**What you will do**
Omit all images. Write out the rest of the material exactly.

**Data excerpt**
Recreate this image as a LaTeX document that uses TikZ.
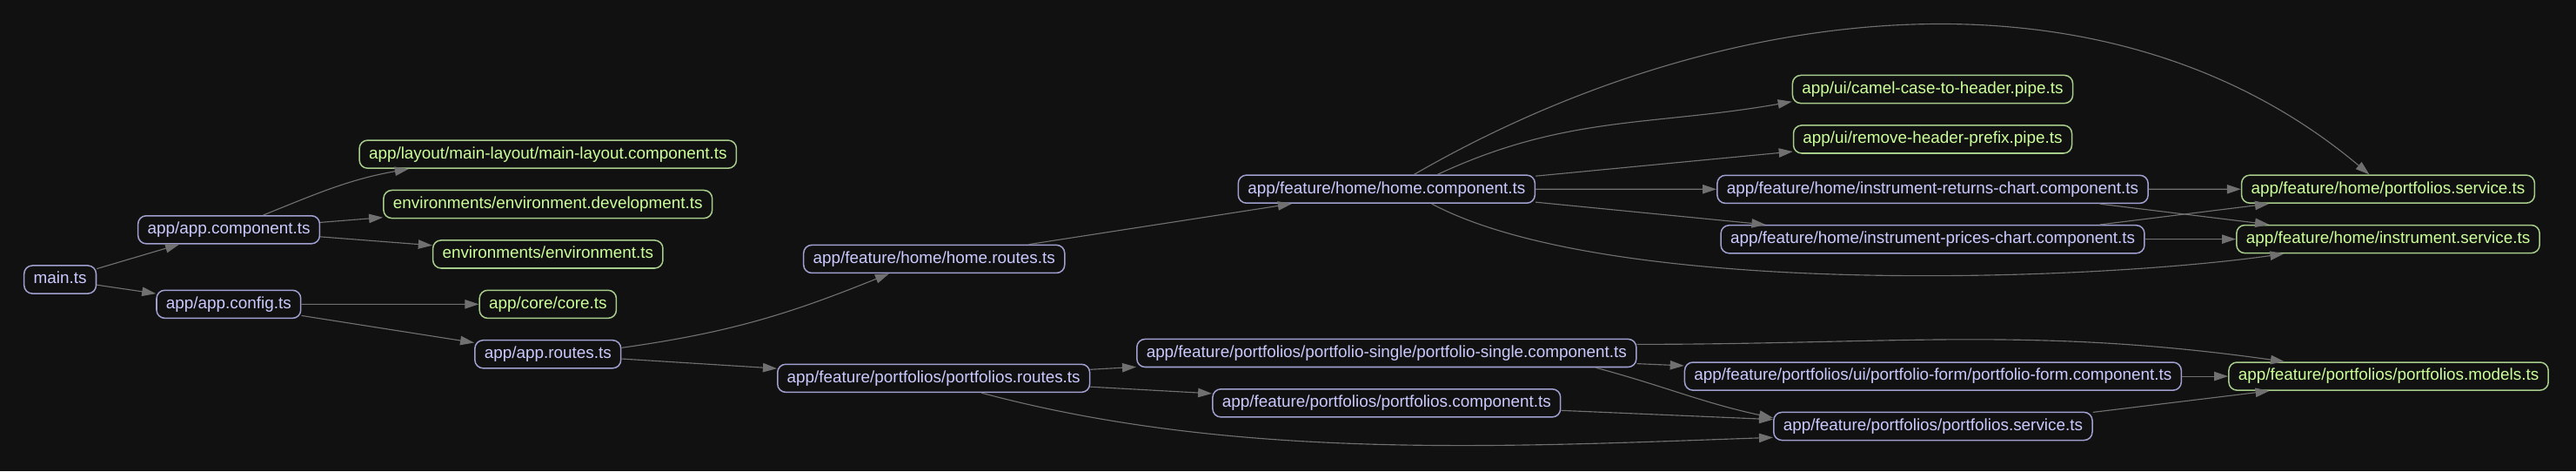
\documentclass[tikz,border=0pt]{standalone}
\usepackage{fontspec}
\setmainfont{Liberation Sans}
\usetikzlibrary{arrows.meta,positioning}
\definecolor{Backdrop}{HTML}{111111}
\definecolor{FileLine}{HTML}{A0A0D0}
\definecolor{FileText}{HTML}{CACAFF}
\definecolor{LeafLine}{HTML}{A8CC8C}
\definecolor{LeafText}{HTML}{CCFF99}
\definecolor{Wire}{HTML}{707070}
\tikzstyle{Box} = [draw, rectangle, rounded corners=5pt, line width=0.8pt, minimum height=17pt, inner xsep=5.8pt, text height=7.3pt, text depth=2.1pt]
\tikzstyle{File} = [Box, draw=FileLine, text=FileText]
\tikzstyle{Leaf} = [Box, draw=LeafLine, text=LeafText]
\tikzstyle{Edge} = [draw=Wire, line width=0.6pt, -{Triangle[length=8.5pt,width=5.5pt]}]

\begin{document}
\begin{tikzpicture}[x=1pt, y=1pt, node distance=12.6pt]
    \useasboundingbox (0,0) rectangle (1568,-286.5);
    \fill[Backdrop] (0,0) rectangle (1568,-286.5);
    \node[File] (main)       at (36.6,-170)     {main.ts};
    \node[File] (appcomp)    at (139.3,-139.7)  {app/app.component.ts};
    \node[File] (appconfig)  at (139.2,-185)    {app/app.config.ts};
    \node[Leaf] (mainlayout) at (333.5,-93.8)   {app/layout/main-layout/main-layout.component.ts};
    \node[Leaf] (envdev)     [below=of mainlayout] {environments/environment.development.ts};
    \node[Leaf] (env)        [below=of envdev]  {environments/environment.ts};
    \node[Leaf] (core)       [below=of env]     {app/core/core.ts};
    \node[File] (approutes)  [below=of core]    {app/app.routes.ts};
    \node[File] (homeroutes) at (568.6,-157.5)  {app/feature/home/home.routes.ts};
    \node[File] (portroutes) at (568.3,-230)    {app/feature/portfolios/portfolios.routes.ts};
    \node[File] (homecomp)   at (844,-115)      {app/feature/home/home.component.ts};
    \node[File] (portsingle) at (844,-214.7)    {app/feature/portfolios/portfolio-single/portfolio-single.component.ts};
    \node[File] (portcomp)   [below=of portsingle] {app/feature/portfolios/portfolios.component.ts};
    \node[Leaf] (camel)      at (1176.4,-54.3)  {app/ui/camel-case-to-header.pipe.ts};
    \node[Leaf] (remove)     [below=of camel]   {app/ui/remove-header-prefix.pipe.ts};
    \node[File] (returns)    [below=of remove]  {app/feature/home/instrument-returns-chart.component.ts};
    \node[File] (prices)     [below=of returns] {app/feature/home/instrument-prices-chart.component.ts};
    \node[File] (portform)   at (1176.6,-228.8) {app/feature/portfolios/ui/portfolio-form/portfolio-form.component.ts};
    \node[File] (portservice) [below=of portform] {app/feature/portfolios/portfolios.service.ts};
    \node[Leaf] (homepserv)  at (1453.6,-115)   {app/feature/home/portfolios.service.ts};
    \node[Leaf] (instrserv)  [below=of homepserv] {app/feature/home/instrument.service.ts};
    \node[Leaf] (portmodels) at (1453.9,-228.8) {app/feature/portfolios/portfolios.models.ts};
    \draw[Edge] (main) -- (appcomp);
    \draw[Edge] (main) -- (appconfig);
    \draw[Edge] (appcomp.23) to[out=22,in=190] (mainlayout.186);
    \draw[Edge] (appcomp) -- (envdev);
    \draw[Edge] (appcomp) -- (env);
    \draw[Edge] (appconfig) -- (core);
    \draw[Edge] (appconfig) -- (approutes);
    \draw[Edge] (approutes.5) to[out=8,in=202] (homeroutes.198);
    \draw[Edge] (approutes) -- (portroutes);
    \draw[Edge] (homeroutes) -- (homecomp);
    \draw[Edge] (portroutes) -- (portsingle);
    \draw[Edge] (portroutes) -- (portcomp);
    \draw[Edge] (portroutes.-17) to[out=-15,in=182,looseness=0.85] (portservice.184);
    \draw[Edge] (homecomp.28) to[out=30,in=140,looseness=0.93] (homepserv.142);
    \draw[Edge] (homecomp.16) to[out=25,in=190] (camel.185);
    \draw[Edge] (homecomp.5) -- (remove.185);
    \draw[Edge] (homecomp) -- (returns);
    \draw[Edge] (homecomp.-5) -- (prices.175);
    \draw[Edge] (homecomp.-18) to[out=-28,in=188,looseness=0.6] (instrserv.188);
    \draw[Edge] (returns) -- (homepserv);
    \draw[Edge] (returns.-5.5) -- (instrserv.173);
    \draw[Edge] (prices.5.5) -- (homepserv.187);
    \draw[Edge] (prices) -- (instrserv);
    \draw[Edge] (portsingle.2) to[out=0,in=172] (portmodels.172);
    \draw[Edge] (portsingle) -- (portform);
    \draw[Edge] (portsingle.-4) to[out=-15,in=168] (portservice.177);
    \draw[Edge] (portcomp) -- (portservice);
    \draw[Edge] (portform) -- (portmodels);
    \draw[Edge] (portservice.5.5) -- (portmodels.187);
\end{tikzpicture}
\end{document}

**Expected answer**
Recreate this image as a LaTeX document that uses TikZ.
\documentclass[tikz,border=0pt]{standalone}
\usepackage{fontspec}
\setmainfont{Liberation Sans}
\usetikzlibrary{arrows.meta,positioning}
\definecolor{Backdrop}{HTML}{111111}
\definecolor{FileLine}{HTML}{A0A0D0}
\definecolor{FileText}{HTML}{CACAFF}
\definecolor{LeafLine}{HTML}{A8CC8C}
\definecolor{LeafText}{HTML}{CCFF99}
\definecolor{Wire}{HTML}{707070}
\tikzstyle{Box} = [draw, rectangle, rounded corners=5pt, line width=0.8pt, minimum height=17pt, inner xsep=5.8pt, text height=7.3pt, text depth=2.1pt]
\tikzstyle{File} = [Box, draw=FileLine, text=FileText]
\tikzstyle{Leaf} = [Box, draw=LeafLine, text=LeafText]
\tikzstyle{Edge} = [draw=Wire, line width=0.6pt, -{Triangle[length=8.5pt,width=5.5pt]}]

\begin{document}
\begin{tikzpicture}[x=1pt, y=1pt, node distance=12.6pt]
    \useasboundingbox (0,0) rectangle (1568,-286.5);
    \fill[Backdrop] (0,0) rectangle (1568,-286.5);
    \node[File] (main)       at (36.6,-170)     {main.ts};
    \node[File] (appcomp)    at (139.3,-139.7)  {app/app.component.ts};
    \node[File] (appconfig)  at (139.2,-185)    {app/app.config.ts};
    \node[Leaf] (mainlayout) at (333.5,-93.8)   {app/layout/main-layout/main-layout.component.ts};
    \node[Leaf] (envdev)     [below=of mainlayout] {environments/environment.development.ts};
    \node[Leaf] (env)        [below=of envdev]  {environments/environment.ts};
    \node[Leaf] (core)       [below=of env]     {app/core/core.ts};
    \node[File] (approutes)  [below=of core]    {app/app.routes.ts};
    \node[File] (homeroutes) at (568.6,-157.5)  {app/feature/home/home.routes.ts};
    \node[File] (portroutes) at (568.3,-230)    {app/feature/portfolios/portfolios.routes.ts};
    \node[File] (homecomp)   at (844,-115)      {app/feature/home/home.component.ts};
    \node[File] (portsingle) at (844,-214.7)    {app/feature/portfolios/portfolio-single/portfolio-single.component.ts};
    \node[File] (portcomp)   [below=of portsingle] {app/feature/portfolios/portfolios.component.ts};
    \node[Leaf] (camel)      at (1176.4,-54.3)  {app/ui/camel-case-to-header.pipe.ts};
    \node[Leaf] (remove)     [below=of camel]   {app/ui/remove-header-prefix.pipe.ts};
    \node[File] (returns)    [below=of remove]  {app/feature/home/instrument-returns-chart.component.ts};
    \node[File] (prices)     [below=of returns] {app/feature/home/instrument-prices-chart.component.ts};
    \node[File] (portform)   at (1176.6,-228.8) {app/feature/portfolios/ui/portfolio-form/portfolio-form.component.ts};
    \node[File] (portservice) [below=of portform] {app/feature/portfolios/portfolios.service.ts};
    \node[Leaf] (homepserv)  at (1453.6,-115)   {app/feature/home/portfolios.service.ts};
    \node[Leaf] (instrserv)  [below=of homepserv] {app/feature/home/instrument.service.ts};
    \node[Leaf] (portmodels) at (1453.9,-228.8) {app/feature/portfolios/portfolios.models.ts};
    \draw[Edge] (main) -- (appcomp);
    \draw[Edge] (main) -- (appconfig);
    \draw[Edge] (appcomp.23) to[out=22,in=190] (mainlayout.186);
    \draw[Edge] (appcomp) -- (envdev);
    \draw[Edge] (appcomp) -- (env);
    \draw[Edge] (appconfig) -- (core);
    \draw[Edge] (appconfig) -- (approutes);
    \draw[Edge] (approutes.5) to[out=8,in=202] (homeroutes.198);
    \draw[Edge] (approutes) -- (portroutes);
    \draw[Edge] (homeroutes) -- (homecomp);
    \draw[Edge] (portroutes) -- (portsingle);
    \draw[Edge] (portroutes) -- (portcomp);
    \draw[Edge] (portroutes.-17) to[out=-15,in=182,looseness=0.85] (portservice.184);
    \draw[Edge] (homecomp.28) to[out=30,in=140,looseness=0.93] (homepserv.142);
    \draw[Edge] (homecomp.16) to[out=25,in=190] (camel.185);
    \draw[Edge] (homecomp.5) -- (remove.185);
    \draw[Edge] (homecomp) -- (returns);
    \draw[Edge] (homecomp.-5) -- (prices.175);
    \draw[Edge] (homecomp.-18) to[out=-28,in=188,looseness=0.6] (instrserv.188);
    \draw[Edge] (returns) -- (homepserv);
    \draw[Edge] (returns.-5.5) -- (instrserv.173);
    \draw[Edge] (prices.5.5) -- (homepserv.187);
    \draw[Edge] (prices) -- (instrserv);
    \draw[Edge] (portsingle.2) to[out=0,in=172] (portmodels.172);
    \draw[Edge] (portsingle) -- (portform);
    \draw[Edge] (portsingle.-4) to[out=-15,in=168] (portservice.177);
    \draw[Edge] (portcomp) -- (portservice);
    \draw[Edge] (portform) -- (portmodels);
    \draw[Edge] (portservice.5.5) -- (portmodels.187);
\end{tikzpicture}
\end{document}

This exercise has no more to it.